Saya sendiri sudah membaca tuntas novel RDSK ini. Ini novel tentang pergerakan mahasiswa di era 90-an, saat di mana kebebasan sangat dibatasi. Dan puncaknya adalah saat reformasi 98. Saya mendapat banyak informasi behind the scene tentang pergerakan mahasiswa dari sini. Sebab, saat kuliah dulu saya sama sekali tidak bersentuhan pergerakan mahasiswa seperti apa yang ada dalam novel ini. Saya tipe mahasiswa kupu-kupu, kuliah-pulang kuliah-pulang. Membaca novel ini saya jadi tahu, bahwa demo-demo yang saya saksikan waktu kuliah dulu ternyata sudah dipikir matang-matang dan bukan tanpa perencanaan.

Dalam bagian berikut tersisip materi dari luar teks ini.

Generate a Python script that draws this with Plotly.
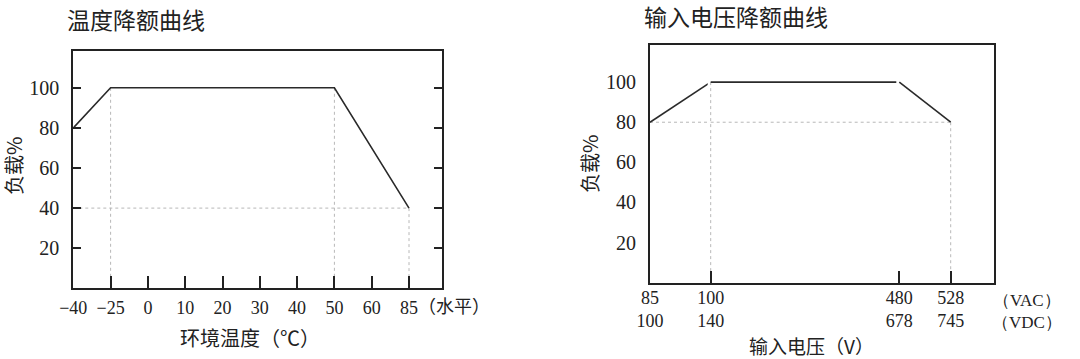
import plotly.graph_objects as go

# ---------------- data ----------------
# Temperature derating
temp_tick_values = [-40, -25, 0, 10, 20, 30, 40, 50, 60, 85]
temp_points = [-40, -25, 50, 85]
temp_load = [80, 100, 100, 40]

# Input-voltage derating
vac_points = [85, 100, 480, 528]
vdc_points = [100, 140, 678, 745]
volt_load = [80, 100, 100, 80]

load_ticks = [20, 40, 60, 80, 100]

title_temp = "温度降额曲线"
title_volt = "输入电压降额曲线"
xlabel_temp = "环境温度（℃）"
xlabel_volt = "输入电压（V）"
ylabel = "负载%"
temp_suffix = "（水平）"
vac_suffix = "（VAC）"
vdc_suffix = "（VDC）"

# ---------------- style ----------------
W, H = 1080, 359
SERIF = "Liberation Serif, DejaVu Serif, serif"
CJK = "Noto Sans CJK SC, Liberation Serif"
INK = "#222222"
LINE = "#2a2a2a"
REF = "#b8b8b8"
Y_MAX = 118.5


def lab(v):
    return str(v).replace("-", "\u2212")


def px_x(p):
    return p / W


def px_y(p):
    return 1 - p / H


fig = go.Figure()

# ---------------- left chart (category axis) ----------------
temp_cats = [lab(v) for v in temp_tick_values]
tx = [lab(v) for v in temp_points]

fig.add_trace(go.Scatter(x=[tx[0], tx[3]], y=[temp_load[3], temp_load[3]], mode="lines",
                         line=dict(color=REF, width=1, dash="dot"), xaxis="x", yaxis="y",
                         hoverinfo="skip", showlegend=False))
for i in (1, 2, 3):
    fig.add_trace(go.Scatter(x=[tx[i], tx[i]], y=[temp_load[i], 0], mode="lines",
                             line=dict(color=REF, width=1, dash="dot"), xaxis="x", yaxis="y",
                             hoverinfo="skip", showlegend=False))
fig.add_trace(go.Scatter(x=tx, y=temp_load, mode="lines", line=dict(color=LINE, width=1.6),
                         xaxis="x", yaxis="y", showlegend=False))

L_left, L_right, L_top, L_bot = 73.3, 441.7, 50.7, 288.3
cat_step = (409.0 - L_left) / (len(temp_cats) - 1)
common_axis = dict(showgrid=False, zeroline=False, showline=True, linecolor=INK, linewidth=2,
                   automargin=False)

fig.update_layout(
    xaxis=dict(domain=[px_x(L_left), px_x(L_right)], type="category",
               categoryorder="array", categoryarray=temp_cats,
               range=[0, (L_right - L_left) / cat_step], anchor="y",
               mirror=True, ticks="inside", ticklen=12, tickwidth=2, tickcolor=INK,
               tickfont=dict(family=SERIF, size=18, color=INK), ticklabelstandoff=2,
               **common_axis),
    yaxis=dict(domain=[px_y(L_bot), px_y(L_top)], range=[0, Y_MAX], tickvals=load_ticks,
               anchor="x", mirror="ticks", ticks="inside", ticklen=8, tickwidth=1.5,
               tickcolor=INK, tickfont=dict(family=SERIF, size=20, color=INK),
               ticklabelstandoff=8, **common_axis),
)

# ---------------- right chart (broken linear axis) ----------------
R_left, R_right, R_top, R_bot = 650.0, 994.0, 45.0, 282.7
knot_px = [650.0, 710.7, 899.3, 950.7]   # screen position of each VAC breakpoint
PAD = 3.0
seg_axes = ["x3", "x4", "x5"]
seg_layout = {}
for i in range(3):
    a, b = vac_points[i], vac_points[i + 1]
    pa, pb = knot_px[i], knot_px[i + 1]
    s = (pb - pa) / (b - a)
    dl = R_left if i == 0 else pa - PAD
    dr = R_right if i == 2 else pb + PAD
    rng = [a + (dl - pa) / s, a + (dr - pa) / s]
    idx = [i] if i < 2 else [2, 3]
    tv = [vac_points[k] for k in idx]
    tt = [f"{vac_points[k]}<br>{vdc_points[k]}" for k in idx]
    seg_layout[f"xaxis{i + 3}"] = dict(
        domain=[px_x(dl), px_x(dr)], range=rng, anchor="y2", showgrid=False, zeroline=False,
        showline=False, automargin=False, tickvals=tv, ticktext=tt, ticks="inside", ticklen=12,
        tickwidth=2, tickcolor=INK, tickfont=dict(family=SERIF, size=18, color=INK),
        ticklabelstandoff=2)

ref_h = volt_load[0]
for i in range(3):
    fig.add_trace(go.Scatter(x=[vac_points[i], vac_points[i + 1]], y=[ref_h, ref_h], mode="lines",
                             line=dict(color=REF, width=1, dash="dot"), xaxis=seg_axes[i], yaxis="y2",
                             hoverinfo="skip", showlegend=False))
for k, ax in ((1, "x4"), (2, "x4"), (3, "x5")):
    fig.add_trace(go.Scatter(x=[vac_points[k], vac_points[k]], y=[volt_load[k], 0], mode="lines",
                             line=dict(color=REF, width=1, dash="dot"), xaxis=ax, yaxis="y2",
                             hoverinfo="skip", showlegend=False))
for i in range(3):
    fig.add_trace(go.Scatter(x=vac_points[i:i + 2], y=volt_load[i:i + 2], mode="lines",
                             line=dict(color=LINE, width=1.6), xaxis=seg_axes[i], yaxis="y2",
                             showlegend=False))
fig.add_trace(go.Scatter(x=[], y=[], xaxis="x2", yaxis="y2", showlegend=False))

fig.update_layout(
    xaxis2=dict(domain=[px_x(R_left), px_x(R_right)], range=[0, 1], anchor="y2", mirror=True,
                showticklabels=False, ticks="", **common_axis),
    yaxis2=dict(domain=[px_y(R_bot), px_y(R_top)], range=[0, Y_MAX], tickvals=load_ticks,
                anchor="x2", mirror="ticks", ticks="inside", ticklen=8, tickwidth=1.5,
                tickcolor=INK, tickfont=dict(family=SERIF, size=20, color=INK),
                ticklabelstandoff=8, **common_axis),
    **seg_layout,
)

# ---------------- text ----------------
ann = []


def add_text(text, x, y, size, xanchor="center", family=CJK, angle=0):
    ann.append(dict(text=text, x=px_x(x), y=px_y(y), xref="paper", yref="paper",
                    xanchor=xanchor, yanchor="middle", showarrow=False, textangle=angle,
                    borderpad=0, font=dict(family=family, size=size, color=INK)))


add_text(title_temp, 66, 19, 23, xanchor="left")
add_text(title_volt, 643, 16, 23, xanchor="left")
add_text(xlabel_temp, 250, 337, 20)
add_text(xlabel_volt, 811, 345, 19)
add_text(ylabel, 13, 166, 20, angle=-90)
add_text(ylabel, 589, 164, 20, angle=-90)
add_text(temp_suffix, 454, 305, 18)
add_text(vac_suffix, 1027, 300, 17, family=SERIF)
add_text(vdc_suffix, 1027, 322, 17, family=SERIF)

fig.update_layout(width=W, height=H, margin=dict(l=0, r=0, t=0, b=0),
                  paper_bgcolor="white", plot_bgcolor="white", annotations=ann,
                  showlegend=False)

fig.write_html("out.html")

Maklum saja kalau saya tak pernah aktif di kampus. Sepulang kampus saya sibuk di pesantren. Selain sibuk ke Pasar Legi menemui Pak Dul penjual tempe sama Bu Sarno penjual sayuran, sambil cari barang-barang bekas, juga sibuk istirahat dan tidur di kamar C4.
Cerita di Aula Barat sudah ya. Itu saya sudah keluar dari Aula Barat dan berjalan ke masjid Salman untuk salat asar sekalian Magrib. Sehabis salat Magrib saya menuang teh panas dalam gelas plastik. Kemudian membawanya sampai naik angkot dan menikmatinya.
“Sudah berapa tahun Kang di angkot?”
“Baru dua bulan, Kang.”
Itu jawaban sopir angkot yang nyetirnya masih belum lancar dan masih muda, saat kutanya.
“Orang-orang melihat kerja di pabrik lebih enak, padahal duitnya gede di angkot Kang. Sehari kalo sepi banget bisa 80 ribu, nah kalau lagi ramai bisa 300 ribu bersih. Kalau di pabrik segitu-gitu saja.”
Saya menikmati teh dan curhatan hangat sopir. Bandung memulai malam Minggunya. Dan angkot pink ini masih sangat nyaman untuk semua itu. 

@fuadngajiyo
ditulis di Bandung tapi bukan di kos Pak Deden, 14112014 Masehi.